Short exercise →
Write out the data below in full. Keep it exact.

[Plotting code records]
⟨

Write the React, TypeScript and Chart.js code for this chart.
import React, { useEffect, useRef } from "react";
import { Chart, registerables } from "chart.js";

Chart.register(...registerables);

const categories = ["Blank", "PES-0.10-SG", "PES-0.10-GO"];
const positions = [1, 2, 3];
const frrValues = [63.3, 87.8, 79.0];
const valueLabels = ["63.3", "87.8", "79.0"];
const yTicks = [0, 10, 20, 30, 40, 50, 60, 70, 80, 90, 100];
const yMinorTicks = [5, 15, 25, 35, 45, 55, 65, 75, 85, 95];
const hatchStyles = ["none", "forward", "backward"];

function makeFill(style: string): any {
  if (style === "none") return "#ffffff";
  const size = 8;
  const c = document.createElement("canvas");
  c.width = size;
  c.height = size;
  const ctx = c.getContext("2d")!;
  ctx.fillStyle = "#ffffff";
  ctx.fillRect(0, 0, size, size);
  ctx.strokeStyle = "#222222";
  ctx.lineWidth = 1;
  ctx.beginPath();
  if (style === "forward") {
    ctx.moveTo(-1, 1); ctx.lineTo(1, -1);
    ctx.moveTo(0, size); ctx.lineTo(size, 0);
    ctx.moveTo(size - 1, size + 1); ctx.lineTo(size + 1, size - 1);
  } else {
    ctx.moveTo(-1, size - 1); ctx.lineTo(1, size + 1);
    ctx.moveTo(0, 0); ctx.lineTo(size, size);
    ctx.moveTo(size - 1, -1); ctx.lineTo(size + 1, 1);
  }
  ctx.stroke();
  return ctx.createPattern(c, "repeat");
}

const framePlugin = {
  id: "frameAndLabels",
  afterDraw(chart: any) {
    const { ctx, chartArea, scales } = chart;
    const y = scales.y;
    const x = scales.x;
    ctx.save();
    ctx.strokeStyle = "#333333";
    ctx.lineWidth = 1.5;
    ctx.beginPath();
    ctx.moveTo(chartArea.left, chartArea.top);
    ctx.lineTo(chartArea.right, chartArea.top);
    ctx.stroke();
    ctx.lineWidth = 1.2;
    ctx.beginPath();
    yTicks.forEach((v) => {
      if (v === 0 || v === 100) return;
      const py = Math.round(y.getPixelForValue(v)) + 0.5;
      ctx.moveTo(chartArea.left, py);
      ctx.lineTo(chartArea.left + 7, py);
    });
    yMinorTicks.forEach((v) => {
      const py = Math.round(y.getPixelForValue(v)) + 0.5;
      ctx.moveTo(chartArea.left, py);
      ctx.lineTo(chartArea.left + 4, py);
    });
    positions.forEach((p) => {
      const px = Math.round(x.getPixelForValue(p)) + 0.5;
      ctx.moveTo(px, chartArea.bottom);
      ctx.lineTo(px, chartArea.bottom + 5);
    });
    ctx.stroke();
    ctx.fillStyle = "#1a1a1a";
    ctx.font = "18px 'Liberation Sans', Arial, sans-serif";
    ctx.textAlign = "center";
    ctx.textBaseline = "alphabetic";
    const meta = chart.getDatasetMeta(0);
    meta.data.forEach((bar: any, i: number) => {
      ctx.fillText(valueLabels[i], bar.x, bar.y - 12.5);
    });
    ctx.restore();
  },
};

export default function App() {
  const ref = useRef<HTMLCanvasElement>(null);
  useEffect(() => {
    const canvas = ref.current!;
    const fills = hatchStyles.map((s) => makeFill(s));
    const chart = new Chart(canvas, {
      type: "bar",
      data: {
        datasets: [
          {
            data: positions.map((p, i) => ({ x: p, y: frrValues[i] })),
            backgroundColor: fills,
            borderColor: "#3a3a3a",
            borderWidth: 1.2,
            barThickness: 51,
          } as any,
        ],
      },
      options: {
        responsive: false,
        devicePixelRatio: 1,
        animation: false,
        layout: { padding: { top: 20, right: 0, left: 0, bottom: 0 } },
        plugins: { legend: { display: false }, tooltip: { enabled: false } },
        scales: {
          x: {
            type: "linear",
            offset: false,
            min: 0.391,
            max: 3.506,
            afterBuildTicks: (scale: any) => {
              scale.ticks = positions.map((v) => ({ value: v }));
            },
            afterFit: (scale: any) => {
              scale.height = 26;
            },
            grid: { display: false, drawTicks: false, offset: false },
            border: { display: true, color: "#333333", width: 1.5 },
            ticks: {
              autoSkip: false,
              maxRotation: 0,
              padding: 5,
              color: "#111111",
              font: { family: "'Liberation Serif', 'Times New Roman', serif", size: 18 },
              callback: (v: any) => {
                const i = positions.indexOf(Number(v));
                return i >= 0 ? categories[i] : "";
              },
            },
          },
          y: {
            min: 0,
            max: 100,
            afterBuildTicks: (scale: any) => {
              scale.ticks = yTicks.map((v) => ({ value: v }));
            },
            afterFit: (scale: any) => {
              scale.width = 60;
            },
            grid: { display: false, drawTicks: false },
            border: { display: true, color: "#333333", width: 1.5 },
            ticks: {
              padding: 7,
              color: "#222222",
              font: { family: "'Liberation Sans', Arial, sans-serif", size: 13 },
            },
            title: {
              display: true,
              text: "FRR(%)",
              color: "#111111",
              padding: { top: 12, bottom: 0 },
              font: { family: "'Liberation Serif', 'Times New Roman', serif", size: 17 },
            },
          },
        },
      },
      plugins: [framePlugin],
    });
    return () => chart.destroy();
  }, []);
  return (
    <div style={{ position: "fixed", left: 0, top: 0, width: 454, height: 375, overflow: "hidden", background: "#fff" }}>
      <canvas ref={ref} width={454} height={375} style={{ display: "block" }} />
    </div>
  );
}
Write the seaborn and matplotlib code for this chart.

⟩

Expected output →
Write the React, TypeScript and Chart.js code for this chart.
import React, { useEffect, useRef } from "react";
import { Chart, registerables } from "chart.js";

Chart.register(...registerables);

const categories = ["Blank", "PES-0.10-SG", "PES-0.10-GO"];
const positions = [1, 2, 3];
const frrValues = [63.3, 87.8, 79.0];
const valueLabels = ["63.3", "87.8", "79.0"];
const yTicks = [0, 10, 20, 30, 40, 50, 60, 70, 80, 90, 100];
const yMinorTicks = [5, 15, 25, 35, 45, 55, 65, 75, 85, 95];
const hatchStyles = ["none", "forward", "backward"];

function makeFill(style: string): any {
  if (style === "none") return "#ffffff";
  const size = 8;
  const c = document.createElement("canvas");
  c.width = size;
  c.height = size;
  const ctx = c.getContext("2d")!;
  ctx.fillStyle = "#ffffff";
  ctx.fillRect(0, 0, size, size);
  ctx.strokeStyle = "#222222";
  ctx.lineWidth = 1;
  ctx.beginPath();
  if (style === "forward") {
    ctx.moveTo(-1, 1); ctx.lineTo(1, -1);
    ctx.moveTo(0, size); ctx.lineTo(size, 0);
    ctx.moveTo(size - 1, size + 1); ctx.lineTo(size + 1, size - 1);
  } else {
    ctx.moveTo(-1, size - 1); ctx.lineTo(1, size + 1);
    ctx.moveTo(0, 0); ctx.lineTo(size, size);
    ctx.moveTo(size - 1, -1); ctx.lineTo(size + 1, 1);
  }
  ctx.stroke();
  return ctx.createPattern(c, "repeat");
}

const framePlugin = {
  id: "frameAndLabels",
  afterDraw(chart: any) {
    const { ctx, chartArea, scales } = chart;
    const y = scales.y;
    const x = scales.x;
    ctx.save();
    ctx.strokeStyle = "#333333";
    ctx.lineWidth = 1.5;
    ctx.beginPath();
    ctx.moveTo(chartArea.left, chartArea.top);
    ctx.lineTo(chartArea.right, chartArea.top);
    ctx.stroke();
    ctx.lineWidth = 1.2;
    ctx.beginPath();
    yTicks.forEach((v) => {
      if (v === 0 || v === 100) return;
      const py = Math.round(y.getPixelForValue(v)) + 0.5;
      ctx.moveTo(chartArea.left, py);
      ctx.lineTo(chartArea.left + 7, py);
    });
    yMinorTicks.forEach((v) => {
      const py = Math.round(y.getPixelForValue(v)) + 0.5;
      ctx.moveTo(chartArea.left, py);
      ctx.lineTo(chartArea.left + 4, py);
    });
    positions.forEach((p) => {
      const px = Math.round(x.getPixelForValue(p)) + 0.5;
      ctx.moveTo(px, chartArea.bottom);
      ctx.lineTo(px, chartArea.bottom + 5);
    });
    ctx.stroke();
    ctx.fillStyle = "#1a1a1a";
    ctx.font = "18px 'Liberation Sans', Arial, sans-serif";
    ctx.textAlign = "center";
    ctx.textBaseline = "alphabetic";
    const meta = chart.getDatasetMeta(0);
    meta.data.forEach((bar: any, i: number) => {
      ctx.fillText(valueLabels[i], bar.x, bar.y - 12.5);
    });
    ctx.restore();
  },
};

export default function App() {
  const ref = useRef<HTMLCanvasElement>(null);
  useEffect(() => {
    const canvas = ref.current!;
    const fills = hatchStyles.map((s) => makeFill(s));
    const chart = new Chart(canvas, {
      type: "bar",
      data: {
        datasets: [
          {
            data: positions.map((p, i) => ({ x: p, y: frrValues[i] })),
            backgroundColor: fills,
            borderColor: "#3a3a3a",
            borderWidth: 1.2,
            barThickness: 51,
          } as any,
        ],
      },
      options: {
        responsive: false,
        devicePixelRatio: 1,
        animation: false,
        layout: { padding: { top: 20, right: 0, left: 0, bottom: 0 } },
        plugins: { legend: { display: false }, tooltip: { enabled: false } },
        scales: {
          x: {
            type: "linear",
            offset: false,
            min: 0.391,
            max: 3.506,
            afterBuildTicks: (scale: any) => {
              scale.ticks = positions.map((v) => ({ value: v }));
            },
            afterFit: (scale: any) => {
              scale.height = 26;
            },
            grid: { display: false, drawTicks: false, offset: false },
            border: { display: true, color: "#333333", width: 1.5 },
            ticks: {
              autoSkip: false,
              maxRotation: 0,
              padding: 5,
              color: "#111111",
              font: { family: "'Liberation Serif', 'Times New Roman', serif", size: 18 },
              callback: (v: any) => {
                const i = positions.indexOf(Number(v));
                return i >= 0 ? categories[i] : "";
              },
            },
          },
          y: {
            min: 0,
            max: 100,
            afterBuildTicks: (scale: any) => {
              scale.ticks = yTicks.map((v) => ({ value: v }));
            },
            afterFit: (scale: any) => {
              scale.width = 60;
            },
            grid: { display: false, drawTicks: false },
            border: { display: true, color: "#333333", width: 1.5 },
            ticks: {
              padding: 7,
              color: "#222222",
              font: { family: "'Liberation Sans', Arial, sans-serif", size: 13 },
            },
            title: {
              display: true,
              text: "FRR(%)",
              color: "#111111",
              padding: { top: 12, bottom: 0 },
              font: { family: "'Liberation Serif', 'Times New Roman', serif", size: 17 },
            },
          },
        },
      },
      plugins: [framePlugin],
    });
    return () => chart.destroy();
  }, []);
  return (
    <div style={{ position: "fixed", left: 0, top: 0, width: 454, height: 375, overflow: "hidden", background: "#fff" }}>
      <canvas ref={ref} width={454} height={375} style={{ display: "block" }} />
    </div>
  );
}
Write the seaborn and matplotlib code for this chart.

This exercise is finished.